Constraining the home mortgage interest tax deduction to the first $500,000 of value and eliminating it for second homes is the right thing to do. The policy doesn’t actually encourage home ownership, but rather a heavy debt load for Americans. We could support eliminating the exemption entirely to help bring down the cost of the plan.

Eliminating deductions for state and local taxes, while unpopular among municipal and state governments worried voters will be less likely to support tax increases, makes sense, as tax burdens vary so greatly by location. A person’s ZIP code shouldn’t determine their federal tax burden.

Efforts to eliminate the estate tax (a tax only imposed on estates worth more than $5.6 million) are misguided. Keeping it would allow President Donald Trump to prove he’s not looking for his heirs to personally benefit, while retaining $172 billion more in revenue, according to The Wall Street Journal.

Republicans are also wrong to expand the child tax credit to households making up to $230,000 from the existing limit of $110,000. The credit, if it remains, should be for the benefit of middle-class Americans and the working poor.

Reducing corporate deductions for capital investments, business interest, and domestic manufacturing is the right thing to do. The deductions incentivize poor business decisions and lead certain industries, like utilities, to pay significantly lower tax burdens. We hope Republicans find a way to stop corporations from sending profits abroad to escape American taxes.

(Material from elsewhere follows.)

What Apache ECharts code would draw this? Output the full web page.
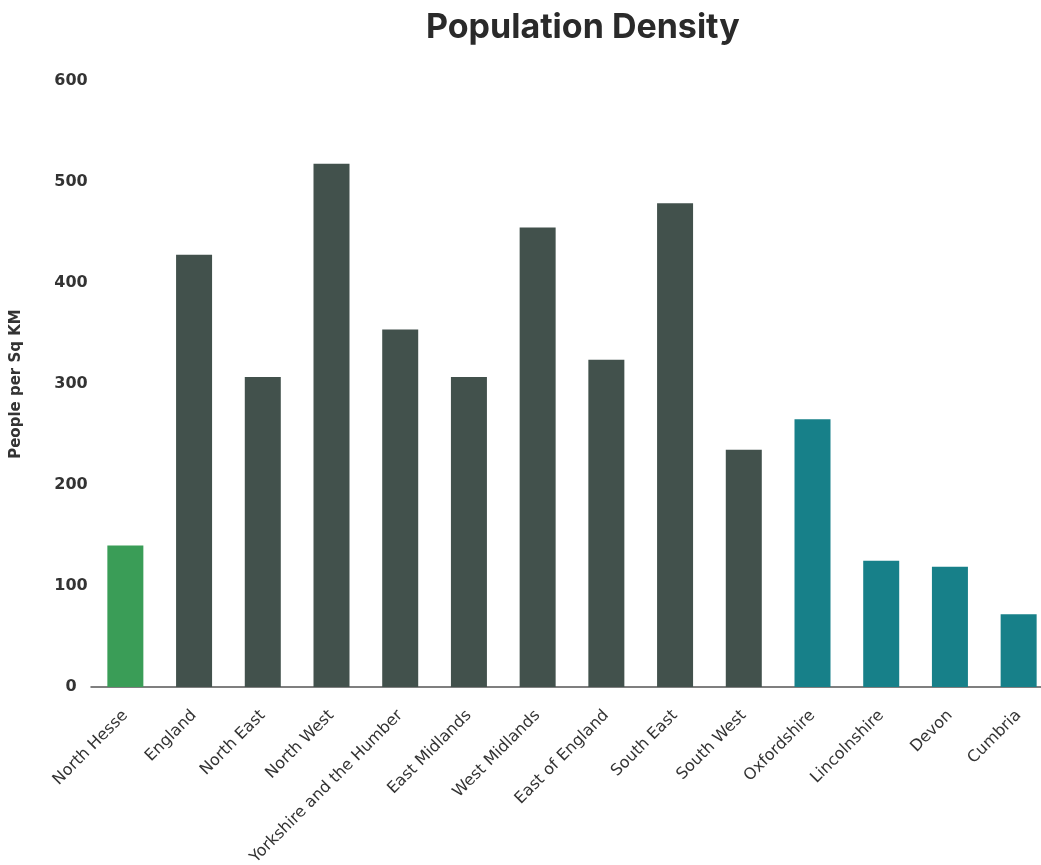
<!DOCTYPE html>
<html>
<head>
<meta charset="utf-8">
<style>
  html, body { margin: 0; padding: 0; background: #ffffff; }
  #chart { width: 1041px; height: 865px; }
</style>
<script src="https://cdn.jsdelivr.net/npm/echarts@6/dist/echarts.min.js"></script>
</head>
<body>
<div id="chart"></div>
<script>
// Regions and areas compared
const categories = [
  'North Hesse', 'England', 'North East', 'North West', 'Yorkshire and the Humber',
  'East Midlands', 'West Midlands', 'East of England', 'South East', 'South West',
  'Oxfordshire', 'Lincolnshire', 'Devon', 'Cumbria'
];

// People per square kilometre
const density = [140, 428, 307, 518, 354, 307, 455, 324, 479, 235, 265, 125, 119, 72];

// Colour group of each bar: focus area, England & regions, comparison counties
const groups = ['focus', 'region', 'region', 'region', 'region', 'region', 'region',
  'region', 'region', 'region', 'county', 'county', 'county', 'county'];

const groupColours = { focus: '#3a9d57', region: '#42514c', county: '#178089' };

const yTicks = { min: 0, max: 600, interval: 100 };

const chart = echarts.init(document.getElementById('chart'), null, { renderer: 'canvas' });

chart.setOption({
  backgroundColor: '#ffffff',
  animation: false,
  title: {
    text: 'Population Density',
    left: 421,
    top: 6,
    textStyle: {
      fontFamily: 'Inter',
      fontWeight: 'bold',
      fontSize: 34,
      color: '#2a2a2a'
    }
  },
  grid: {
    left: 91,
    top: 81,
    width: 962,
    bottom: 178,
    containLabel: false,
    outerBoundsMode: 'none'
  },
  xAxis: {
    type: 'category',
    data: categories,
    axisLine: { show: true, lineStyle: { color: '#555555', width: 1.5 } },
    axisTick: { show: false },
    axisLabel: {
      rotate: 45,
      interval: 0,
      margin: 26,
      fontFamily: 'DejaVu Sans',
      fontSize: 16,
      color: '#333333'
    }
  },
  yAxis: {
    type: 'value',
    min: yTicks.min,
    max: yTicks.max,
    interval: yTicks.interval,
    name: 'People per Sq KM',
    nameLocation: 'middle',
    nameGap: 67,
    nameRotate: 90,
    nameTextStyle: {
      fontFamily: 'DejaVu Sans',
      fontWeight: 'bold',
      fontSize: 15,
      color: '#333333'
    },
    axisLine: { show: false },
    axisTick: { show: false },
    splitLine: { show: false },
    axisLabel: {
      align: 'center',
      margin: 20,
      fontFamily: 'DejaVu Sans',
      fontWeight: 'bold',
      fontSize: 16,
      color: '#333333'
    }
  },
  series: [{
    type: 'bar',
    barWidth: 36,
    data: density.map((v, i) => ({
      value: v,
      itemStyle: { color: groupColours[groups[i]] }
    }))
  }]
});
</script>
</body>
</html>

Democrats are rightly raising alarm about adding to the national debt, and we are less than pleased with proposed Republican budget cuts clearing way for passage through reconciliation with only 51 votes in the Senate. But we’re reminded that Obama’s American Recovery and Reinvestment Act of 2009 was projected to cost almost exactly $1.5 trillion in the 10 years from 2009 to 2019.

We hope Republicans can find a path forward that includes their reforms, reduces the impact on the budget and holds strong in the face of intense lobbying.